[Data in this exercise]
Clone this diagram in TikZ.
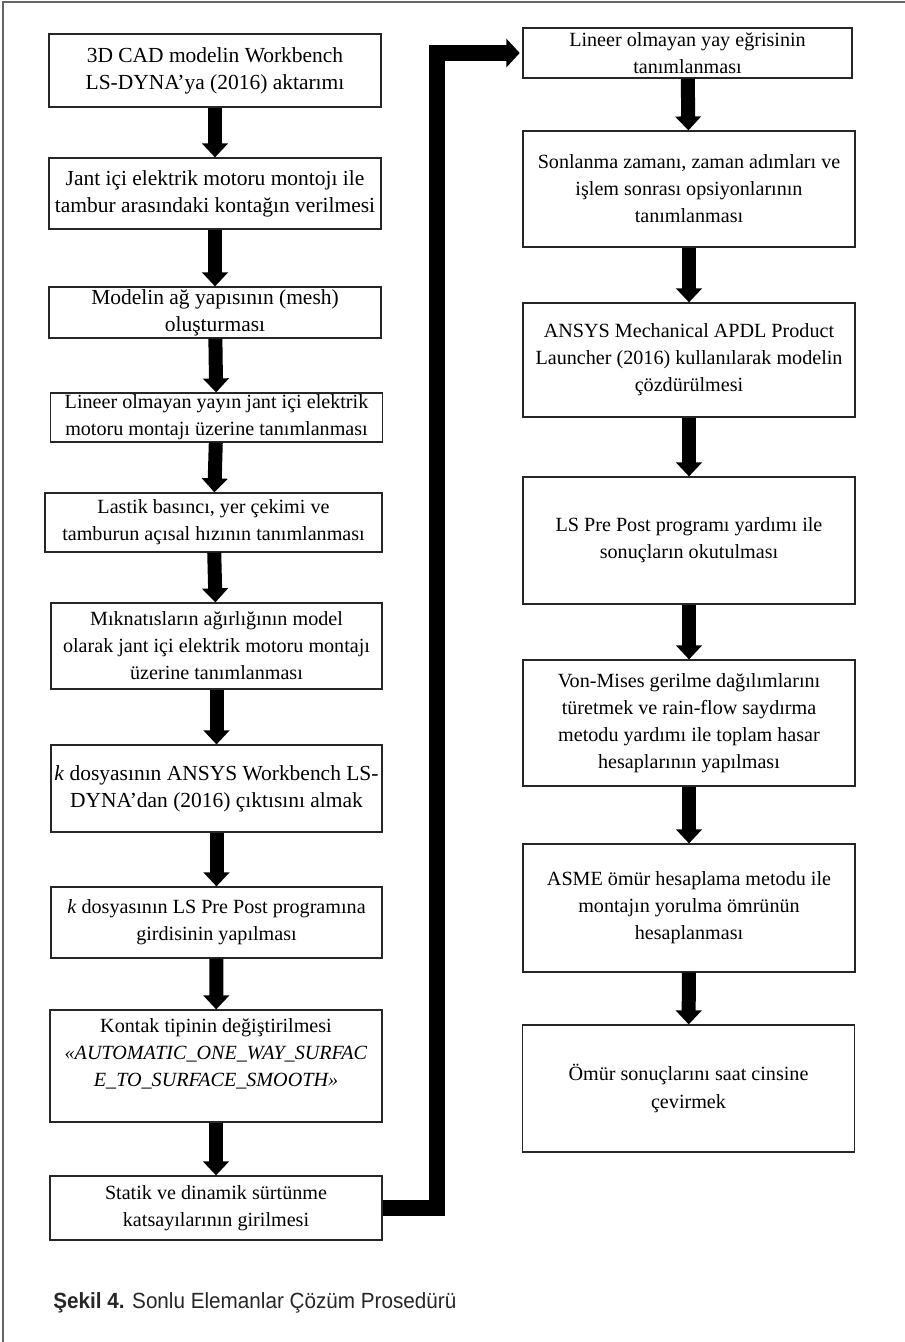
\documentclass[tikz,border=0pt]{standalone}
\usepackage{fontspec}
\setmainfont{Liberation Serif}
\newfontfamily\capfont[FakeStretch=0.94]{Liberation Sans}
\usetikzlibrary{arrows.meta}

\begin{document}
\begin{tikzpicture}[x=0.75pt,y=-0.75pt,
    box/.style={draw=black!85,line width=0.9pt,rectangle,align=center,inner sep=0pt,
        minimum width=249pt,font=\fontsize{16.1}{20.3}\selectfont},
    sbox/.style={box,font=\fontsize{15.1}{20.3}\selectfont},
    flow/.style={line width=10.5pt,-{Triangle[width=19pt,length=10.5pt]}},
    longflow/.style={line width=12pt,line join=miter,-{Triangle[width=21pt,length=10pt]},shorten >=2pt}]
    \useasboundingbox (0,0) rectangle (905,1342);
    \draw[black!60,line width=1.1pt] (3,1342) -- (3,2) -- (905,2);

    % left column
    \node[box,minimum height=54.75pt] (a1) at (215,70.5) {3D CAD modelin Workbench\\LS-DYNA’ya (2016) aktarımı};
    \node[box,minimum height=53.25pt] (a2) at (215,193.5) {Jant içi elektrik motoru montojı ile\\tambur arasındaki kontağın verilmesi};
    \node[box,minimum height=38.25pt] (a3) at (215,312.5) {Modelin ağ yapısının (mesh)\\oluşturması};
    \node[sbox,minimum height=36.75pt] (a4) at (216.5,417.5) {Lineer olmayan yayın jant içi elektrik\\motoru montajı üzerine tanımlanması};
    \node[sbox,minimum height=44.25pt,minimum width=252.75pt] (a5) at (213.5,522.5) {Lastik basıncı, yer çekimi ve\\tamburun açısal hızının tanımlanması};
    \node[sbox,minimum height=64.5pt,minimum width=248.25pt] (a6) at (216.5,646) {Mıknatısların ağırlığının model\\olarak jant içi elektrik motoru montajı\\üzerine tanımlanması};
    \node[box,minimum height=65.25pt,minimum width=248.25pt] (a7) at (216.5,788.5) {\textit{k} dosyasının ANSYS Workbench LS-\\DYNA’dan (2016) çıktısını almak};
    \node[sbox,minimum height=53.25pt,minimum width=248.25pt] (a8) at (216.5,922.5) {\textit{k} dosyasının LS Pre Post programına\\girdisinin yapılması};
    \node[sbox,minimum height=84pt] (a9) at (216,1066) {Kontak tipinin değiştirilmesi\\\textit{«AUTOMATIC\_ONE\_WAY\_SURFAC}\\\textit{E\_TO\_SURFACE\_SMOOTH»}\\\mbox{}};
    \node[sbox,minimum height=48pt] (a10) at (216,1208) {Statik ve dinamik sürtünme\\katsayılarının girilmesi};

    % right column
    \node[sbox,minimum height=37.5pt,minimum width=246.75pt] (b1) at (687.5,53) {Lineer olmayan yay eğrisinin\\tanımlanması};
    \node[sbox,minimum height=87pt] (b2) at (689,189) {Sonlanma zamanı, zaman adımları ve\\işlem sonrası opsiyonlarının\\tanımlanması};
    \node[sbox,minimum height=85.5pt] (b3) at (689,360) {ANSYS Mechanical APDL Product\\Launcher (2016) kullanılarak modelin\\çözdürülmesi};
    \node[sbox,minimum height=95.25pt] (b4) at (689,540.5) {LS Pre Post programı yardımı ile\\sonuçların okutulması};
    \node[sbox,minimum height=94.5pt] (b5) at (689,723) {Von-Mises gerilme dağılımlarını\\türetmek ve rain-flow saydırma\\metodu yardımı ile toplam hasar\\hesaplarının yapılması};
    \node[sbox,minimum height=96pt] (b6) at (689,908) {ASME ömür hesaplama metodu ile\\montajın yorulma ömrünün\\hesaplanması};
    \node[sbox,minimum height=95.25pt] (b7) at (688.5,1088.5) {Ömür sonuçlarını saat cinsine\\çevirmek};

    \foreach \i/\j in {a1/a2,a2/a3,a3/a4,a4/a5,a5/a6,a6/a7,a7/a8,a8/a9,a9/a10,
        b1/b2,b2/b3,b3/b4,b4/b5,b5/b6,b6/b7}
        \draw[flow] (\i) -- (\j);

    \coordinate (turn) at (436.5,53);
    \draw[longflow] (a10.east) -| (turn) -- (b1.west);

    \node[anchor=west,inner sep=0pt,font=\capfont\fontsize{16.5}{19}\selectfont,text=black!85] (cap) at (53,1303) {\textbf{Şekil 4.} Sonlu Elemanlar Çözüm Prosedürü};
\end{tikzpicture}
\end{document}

* * *

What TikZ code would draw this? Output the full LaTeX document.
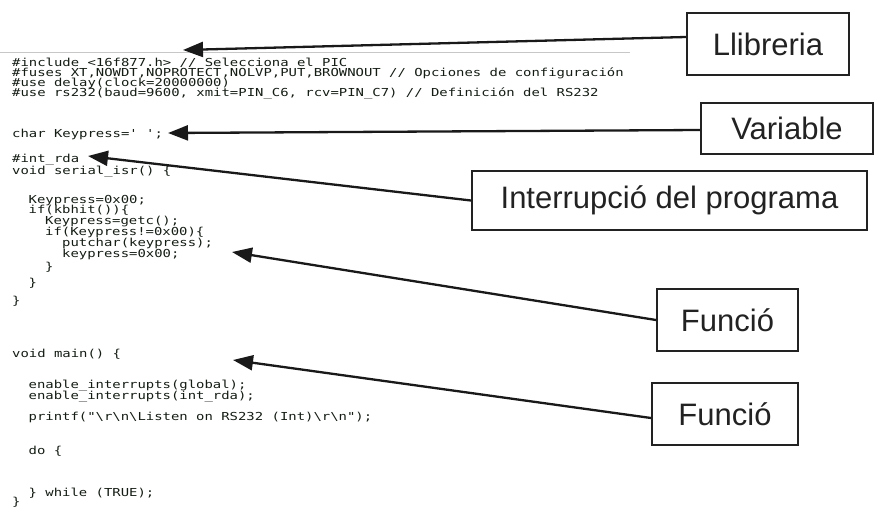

==

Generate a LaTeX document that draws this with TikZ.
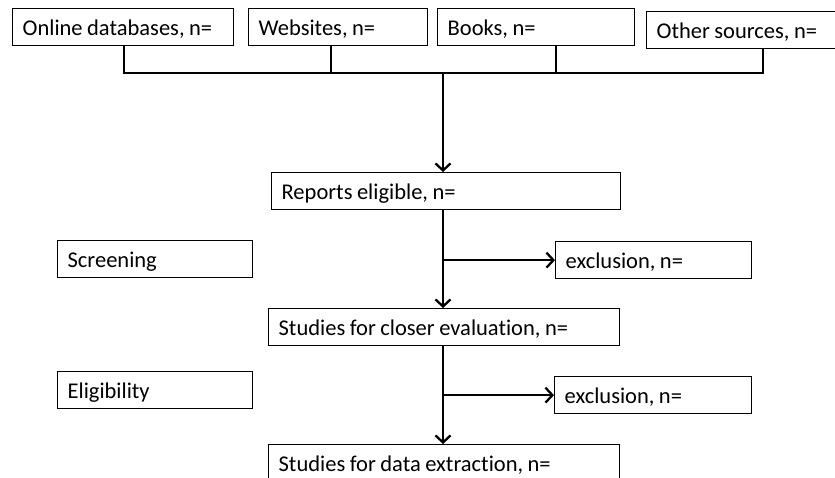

[Exercise requirements]
From the records above, extract the lines from the one holding "Clone this diagram in TikZ." through the one holding "(3,2) -- (905,2);", word for word; omit the pictures.

[The result]
Clone this diagram in TikZ.
\documentclass[tikz,border=0pt]{standalone}
\usepackage{fontspec}
\setmainfont{Liberation Serif}
\newfontfamily\capfont[FakeStretch=0.94]{Liberation Sans}
\usetikzlibrary{arrows.meta}

\begin{document}
\begin{tikzpicture}[x=0.75pt,y=-0.75pt,
    box/.style={draw=black!85,line width=0.9pt,rectangle,align=center,inner sep=0pt,
        minimum width=249pt,font=\fontsize{16.1}{20.3}\selectfont},
    sbox/.style={box,font=\fontsize{15.1}{20.3}\selectfont},
    flow/.style={line width=10.5pt,-{Triangle[width=19pt,length=10.5pt]}},
    longflow/.style={line width=12pt,line join=miter,-{Triangle[width=21pt,length=10pt]},shorten >=2pt}]
    \useasboundingbox (0,0) rectangle (905,1342);
    \draw[black!60,line width=1.1pt] (3,1342) -- (3,2) -- (905,2);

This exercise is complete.